→ **Exercise inputs**:
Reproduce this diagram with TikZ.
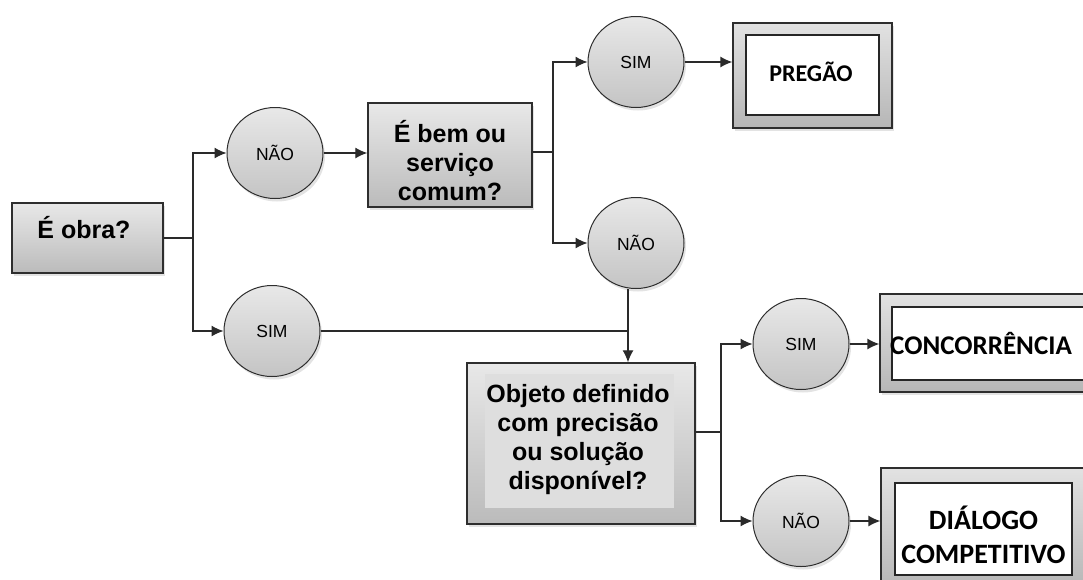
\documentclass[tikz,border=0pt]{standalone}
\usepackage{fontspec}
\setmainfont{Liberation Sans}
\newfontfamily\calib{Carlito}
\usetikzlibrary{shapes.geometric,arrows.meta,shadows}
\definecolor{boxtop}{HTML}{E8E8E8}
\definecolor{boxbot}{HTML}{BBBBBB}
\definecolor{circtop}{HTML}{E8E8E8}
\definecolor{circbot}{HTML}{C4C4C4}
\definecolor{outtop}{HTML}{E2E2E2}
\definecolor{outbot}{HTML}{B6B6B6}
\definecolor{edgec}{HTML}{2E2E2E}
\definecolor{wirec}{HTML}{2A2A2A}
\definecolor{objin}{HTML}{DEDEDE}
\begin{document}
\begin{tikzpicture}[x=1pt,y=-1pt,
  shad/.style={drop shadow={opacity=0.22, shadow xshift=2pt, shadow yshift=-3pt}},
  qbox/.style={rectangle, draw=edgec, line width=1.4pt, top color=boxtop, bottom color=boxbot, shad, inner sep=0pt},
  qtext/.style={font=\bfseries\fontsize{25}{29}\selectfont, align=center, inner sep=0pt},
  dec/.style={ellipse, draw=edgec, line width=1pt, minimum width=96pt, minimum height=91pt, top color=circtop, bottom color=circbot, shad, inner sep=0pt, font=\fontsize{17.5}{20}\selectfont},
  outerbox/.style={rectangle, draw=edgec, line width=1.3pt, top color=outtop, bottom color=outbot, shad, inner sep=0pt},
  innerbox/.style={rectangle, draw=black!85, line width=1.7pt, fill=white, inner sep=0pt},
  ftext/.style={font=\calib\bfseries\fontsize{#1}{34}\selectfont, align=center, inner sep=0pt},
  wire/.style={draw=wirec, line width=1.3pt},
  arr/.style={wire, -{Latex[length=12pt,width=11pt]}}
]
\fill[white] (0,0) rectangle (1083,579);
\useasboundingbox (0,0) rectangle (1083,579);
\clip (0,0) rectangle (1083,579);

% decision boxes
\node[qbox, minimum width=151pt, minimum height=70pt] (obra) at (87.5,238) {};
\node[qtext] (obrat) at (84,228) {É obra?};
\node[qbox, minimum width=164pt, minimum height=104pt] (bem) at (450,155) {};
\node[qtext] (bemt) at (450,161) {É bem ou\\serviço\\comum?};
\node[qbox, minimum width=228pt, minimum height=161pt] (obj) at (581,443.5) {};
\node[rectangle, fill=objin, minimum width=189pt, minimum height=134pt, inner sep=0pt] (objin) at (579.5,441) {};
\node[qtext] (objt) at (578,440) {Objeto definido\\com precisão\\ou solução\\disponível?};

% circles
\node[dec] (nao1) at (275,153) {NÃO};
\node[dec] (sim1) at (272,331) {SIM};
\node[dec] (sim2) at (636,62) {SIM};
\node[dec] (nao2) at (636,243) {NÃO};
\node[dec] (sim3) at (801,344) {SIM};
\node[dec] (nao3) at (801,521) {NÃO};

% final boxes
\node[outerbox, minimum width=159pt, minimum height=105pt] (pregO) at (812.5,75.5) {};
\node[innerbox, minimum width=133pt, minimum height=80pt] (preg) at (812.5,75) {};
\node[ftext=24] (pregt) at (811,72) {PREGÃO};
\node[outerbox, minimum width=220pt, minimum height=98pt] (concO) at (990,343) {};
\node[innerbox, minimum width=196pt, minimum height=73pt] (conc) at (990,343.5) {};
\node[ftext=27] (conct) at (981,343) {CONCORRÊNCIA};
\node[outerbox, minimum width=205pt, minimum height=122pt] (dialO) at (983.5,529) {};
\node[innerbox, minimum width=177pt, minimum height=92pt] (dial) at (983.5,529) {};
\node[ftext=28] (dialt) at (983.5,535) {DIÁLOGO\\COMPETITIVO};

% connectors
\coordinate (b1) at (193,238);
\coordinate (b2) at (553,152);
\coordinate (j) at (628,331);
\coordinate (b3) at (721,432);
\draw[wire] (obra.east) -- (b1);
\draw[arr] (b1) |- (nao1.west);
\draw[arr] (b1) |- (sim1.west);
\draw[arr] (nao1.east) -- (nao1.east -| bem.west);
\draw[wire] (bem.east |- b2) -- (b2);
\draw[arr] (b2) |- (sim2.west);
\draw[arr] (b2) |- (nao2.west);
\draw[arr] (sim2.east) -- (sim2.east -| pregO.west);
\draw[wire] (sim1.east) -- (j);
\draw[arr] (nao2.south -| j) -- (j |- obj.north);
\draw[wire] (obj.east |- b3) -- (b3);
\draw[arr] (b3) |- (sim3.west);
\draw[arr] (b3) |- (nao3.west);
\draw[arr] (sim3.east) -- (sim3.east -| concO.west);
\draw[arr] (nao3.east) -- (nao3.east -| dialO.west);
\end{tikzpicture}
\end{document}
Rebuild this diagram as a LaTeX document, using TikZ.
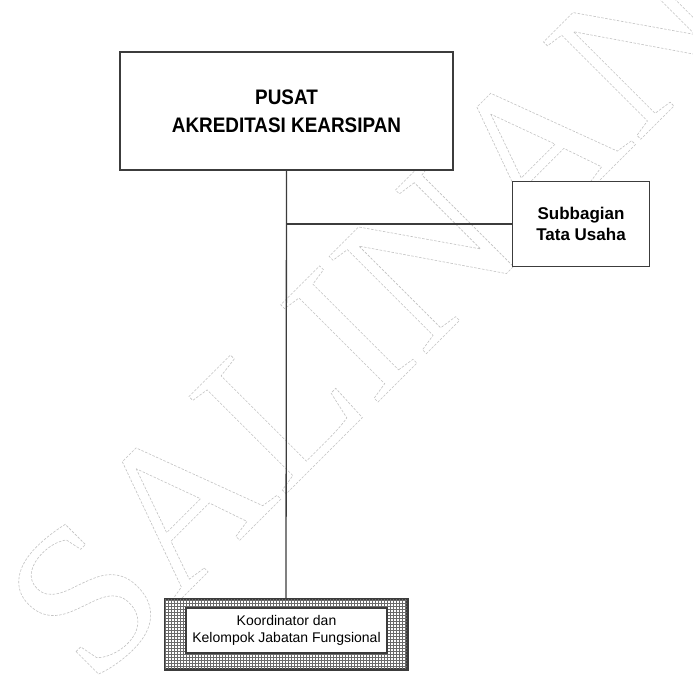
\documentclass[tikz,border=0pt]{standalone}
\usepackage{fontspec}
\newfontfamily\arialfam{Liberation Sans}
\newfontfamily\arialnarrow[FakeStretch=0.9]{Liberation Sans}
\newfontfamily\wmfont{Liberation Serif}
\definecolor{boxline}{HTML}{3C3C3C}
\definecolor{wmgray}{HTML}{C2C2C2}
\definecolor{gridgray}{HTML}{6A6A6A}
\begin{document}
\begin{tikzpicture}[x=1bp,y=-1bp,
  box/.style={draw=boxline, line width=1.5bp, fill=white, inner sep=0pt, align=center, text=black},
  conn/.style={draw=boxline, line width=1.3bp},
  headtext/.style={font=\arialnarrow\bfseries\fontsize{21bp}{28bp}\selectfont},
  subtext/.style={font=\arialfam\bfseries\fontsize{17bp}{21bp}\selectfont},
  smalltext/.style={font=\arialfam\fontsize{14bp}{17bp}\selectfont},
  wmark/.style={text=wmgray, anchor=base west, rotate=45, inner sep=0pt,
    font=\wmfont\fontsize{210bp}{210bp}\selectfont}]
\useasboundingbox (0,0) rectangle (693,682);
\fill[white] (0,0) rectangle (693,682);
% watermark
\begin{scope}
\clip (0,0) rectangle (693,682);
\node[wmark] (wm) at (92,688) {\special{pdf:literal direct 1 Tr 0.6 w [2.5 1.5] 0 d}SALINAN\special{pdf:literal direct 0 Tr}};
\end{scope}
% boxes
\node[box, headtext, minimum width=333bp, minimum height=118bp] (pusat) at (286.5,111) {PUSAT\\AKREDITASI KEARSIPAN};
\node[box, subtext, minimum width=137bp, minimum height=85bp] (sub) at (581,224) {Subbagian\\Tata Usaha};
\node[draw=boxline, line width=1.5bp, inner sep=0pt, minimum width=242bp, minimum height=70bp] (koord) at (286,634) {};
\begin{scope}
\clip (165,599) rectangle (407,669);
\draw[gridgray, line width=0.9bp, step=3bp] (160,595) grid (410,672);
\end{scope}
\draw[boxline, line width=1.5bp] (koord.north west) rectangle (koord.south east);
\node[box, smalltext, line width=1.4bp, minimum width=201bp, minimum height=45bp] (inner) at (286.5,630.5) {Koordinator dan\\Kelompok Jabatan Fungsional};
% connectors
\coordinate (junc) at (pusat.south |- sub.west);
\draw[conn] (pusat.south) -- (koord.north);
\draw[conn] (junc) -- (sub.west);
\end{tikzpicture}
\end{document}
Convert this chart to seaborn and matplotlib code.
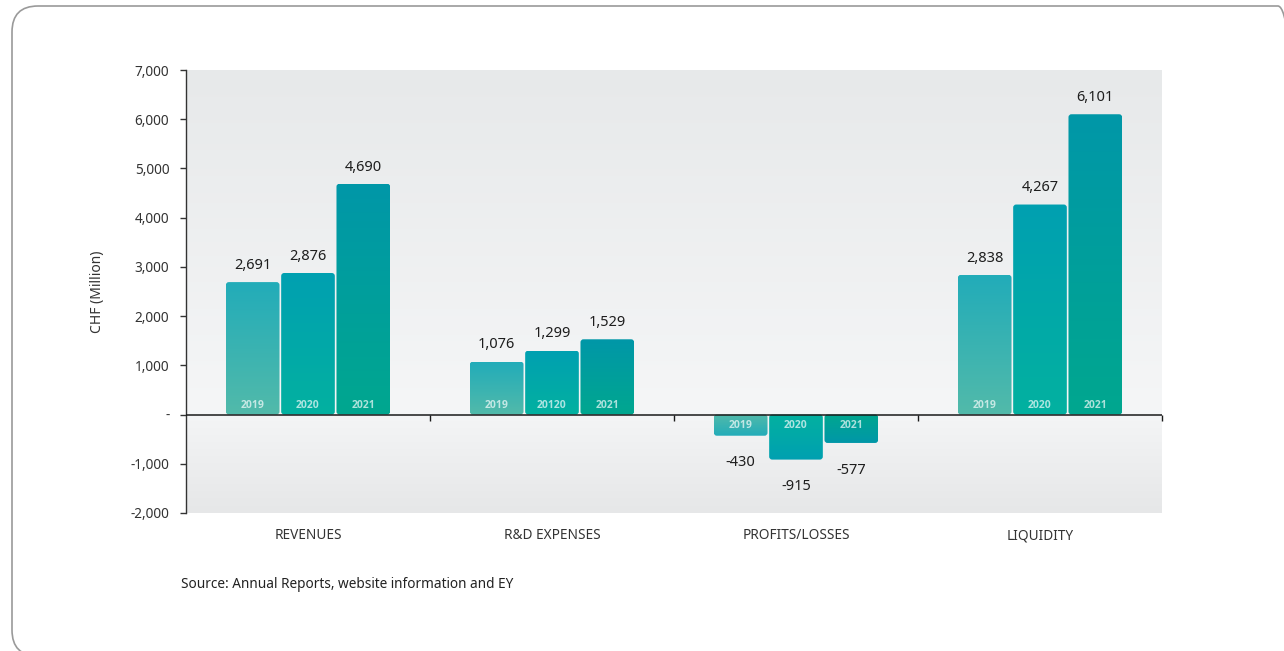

→ **Directions**:
Make an exact copy of all entries above, dropping the images.

→ **Full solution**:
Reproduce this diagram with TikZ.
\documentclass[tikz,border=0pt]{standalone}
\usepackage{fontspec}
\setmainfont{Liberation Sans}
\newfontfamily\calib{Carlito}
\usetikzlibrary{shapes.geometric,arrows.meta,shadows}
\definecolor{boxtop}{HTML}{E8E8E8}
\definecolor{boxbot}{HTML}{BBBBBB}
\definecolor{circtop}{HTML}{E8E8E8}
\definecolor{circbot}{HTML}{C4C4C4}
\definecolor{outtop}{HTML}{E2E2E2}
\definecolor{outbot}{HTML}{B6B6B6}
\definecolor{edgec}{HTML}{2E2E2E}
\definecolor{wirec}{HTML}{2A2A2A}
\definecolor{objin}{HTML}{DEDEDE}
\begin{document}
\begin{tikzpicture}[x=1pt,y=-1pt,
  shad/.style={drop shadow={opacity=0.22, shadow xshift=2pt, shadow yshift=-3pt}},
  qbox/.style={rectangle, draw=edgec, line width=1.4pt, top color=boxtop, bottom color=boxbot, shad, inner sep=0pt},
  qtext/.style={font=\bfseries\fontsize{25}{29}\selectfont, align=center, inner sep=0pt},
  dec/.style={ellipse, draw=edgec, line width=1pt, minimum width=96pt, minimum height=91pt, top color=circtop, bottom color=circbot, shad, inner sep=0pt, font=\fontsize{17.5}{20}\selectfont},
  outerbox/.style={rectangle, draw=edgec, line width=1.3pt, top color=outtop, bottom color=outbot, shad, inner sep=0pt},
  innerbox/.style={rectangle, draw=black!85, line width=1.7pt, fill=white, inner sep=0pt},
  ftext/.style={font=\calib\bfseries\fontsize{#1}{34}\selectfont, align=center, inner sep=0pt},
  wire/.style={draw=wirec, line width=1.3pt},
  arr/.style={wire, -{Latex[length=12pt,width=11pt]}}
]
\fill[white] (0,0) rectangle (1083,579);
\useasboundingbox (0,0) rectangle (1083,579);
\clip (0,0) rectangle (1083,579);

% decision boxes
\node[qbox, minimum width=151pt, minimum height=70pt] (obra) at (87.5,238) {};
\node[qtext] (obrat) at (84,228) {É obra?};
\node[qbox, minimum width=164pt, minimum height=104pt] (bem) at (450,155) {};
\node[qtext] (bemt) at (450,161) {É bem ou\\serviço\\comum?};
\node[qbox, minimum width=228pt, minimum height=161pt] (obj) at (581,443.5) {};
\node[rectangle, fill=objin, minimum width=189pt, minimum height=134pt, inner sep=0pt] (objin) at (579.5,441) {};
\node[qtext] (objt) at (578,440) {Objeto definido\\com precisão\\ou solução\\disponível?};

% circles
\node[dec] (nao1) at (275,153) {NÃO};
\node[dec] (sim1) at (272,331) {SIM};
\node[dec] (sim2) at (636,62) {SIM};
\node[dec] (nao2) at (636,243) {NÃO};
\node[dec] (sim3) at (801,344) {SIM};
\node[dec] (nao3) at (801,521) {NÃO};

% final boxes
\node[outerbox, minimum width=159pt, minimum height=105pt] (pregO) at (812.5,75.5) {};
\node[innerbox, minimum width=133pt, minimum height=80pt] (preg) at (812.5,75) {};
\node[ftext=24] (pregt) at (811,72) {PREGÃO};
\node[outerbox, minimum width=220pt, minimum height=98pt] (concO) at (990,343) {};
\node[innerbox, minimum width=196pt, minimum height=73pt] (conc) at (990,343.5) {};
\node[ftext=27] (conct) at (981,343) {CONCORRÊNCIA};
\node[outerbox, minimum width=205pt, minimum height=122pt] (dialO) at (983.5,529) {};
\node[innerbox, minimum width=177pt, minimum height=92pt] (dial) at (983.5,529) {};
\node[ftext=28] (dialt) at (983.5,535) {DIÁLOGO\\COMPETITIVO};

% connectors
\coordinate (b1) at (193,238);
\coordinate (b2) at (553,152);
\coordinate (j) at (628,331);
\coordinate (b3) at (721,432);
\draw[wire] (obra.east) -- (b1);
\draw[arr] (b1) |- (nao1.west);
\draw[arr] (b1) |- (sim1.west);
\draw[arr] (nao1.east) -- (nao1.east -| bem.west);
\draw[wire] (bem.east |- b2) -- (b2);
\draw[arr] (b2) |- (sim2.west);
\draw[arr] (b2) |- (nao2.west);
\draw[arr] (sim2.east) -- (sim2.east -| pregO.west);
\draw[wire] (sim1.east) -- (j);
\draw[arr] (nao2.south -| j) -- (j |- obj.north);
\draw[wire] (obj.east |- b3) -- (b3);
\draw[arr] (b3) |- (sim3.west);
\draw[arr] (b3) |- (nao3.west);
\draw[arr] (sim3.east) -- (sim3.east -| concO.west);
\draw[arr] (nao3.east) -- (nao3.east -| dialO.west);
\end{tikzpicture}
\end{document}
Rebuild this diagram as a LaTeX document, using TikZ.
\documentclass[tikz,border=0pt]{standalone}
\usepackage{fontspec}
\newfontfamily\arialfam{Liberation Sans}
\newfontfamily\arialnarrow[FakeStretch=0.9]{Liberation Sans}
\newfontfamily\wmfont{Liberation Serif}
\definecolor{boxline}{HTML}{3C3C3C}
\definecolor{wmgray}{HTML}{C2C2C2}
\definecolor{gridgray}{HTML}{6A6A6A}
\begin{document}
\begin{tikzpicture}[x=1bp,y=-1bp,
  box/.style={draw=boxline, line width=1.5bp, fill=white, inner sep=0pt, align=center, text=black},
  conn/.style={draw=boxline, line width=1.3bp},
  headtext/.style={font=\arialnarrow\bfseries\fontsize{21bp}{28bp}\selectfont},
  subtext/.style={font=\arialfam\bfseries\fontsize{17bp}{21bp}\selectfont},
  smalltext/.style={font=\arialfam\fontsize{14bp}{17bp}\selectfont},
  wmark/.style={text=wmgray, anchor=base west, rotate=45, inner sep=0pt,
    font=\wmfont\fontsize{210bp}{210bp}\selectfont}]
\useasboundingbox (0,0) rectangle (693,682);
\fill[white] (0,0) rectangle (693,682);
% watermark
\begin{scope}
\clip (0,0) rectangle (693,682);
\node[wmark] (wm) at (92,688) {\special{pdf:literal direct 1 Tr 0.6 w [2.5 1.5] 0 d}SALINAN\special{pdf:literal direct 0 Tr}};
\end{scope}
% boxes
\node[box, headtext, minimum width=333bp, minimum height=118bp] (pusat) at (286.5,111) {PUSAT\\AKREDITASI KEARSIPAN};
\node[box, subtext, minimum width=137bp, minimum height=85bp] (sub) at (581,224) {Subbagian\\Tata Usaha};
\node[draw=boxline, line width=1.5bp, inner sep=0pt, minimum width=242bp, minimum height=70bp] (koord) at (286,634) {};
\begin{scope}
\clip (165,599) rectangle (407,669);
\draw[gridgray, line width=0.9bp, step=3bp] (160,595) grid (410,672);
\end{scope}
\draw[boxline, line width=1.5bp] (koord.north west) rectangle (koord.south east);
\node[box, smalltext, line width=1.4bp, minimum width=201bp, minimum height=45bp] (inner) at (286.5,630.5) {Koordinator dan\\Kelompok Jabatan Fungsional};
% connectors
\coordinate (junc) at (pusat.south |- sub.west);
\draw[conn] (pusat.south) -- (koord.north);
\draw[conn] (junc) -- (sub.west);
\end{tikzpicture}
\end{document}
Convert this chart to seaborn and matplotlib code.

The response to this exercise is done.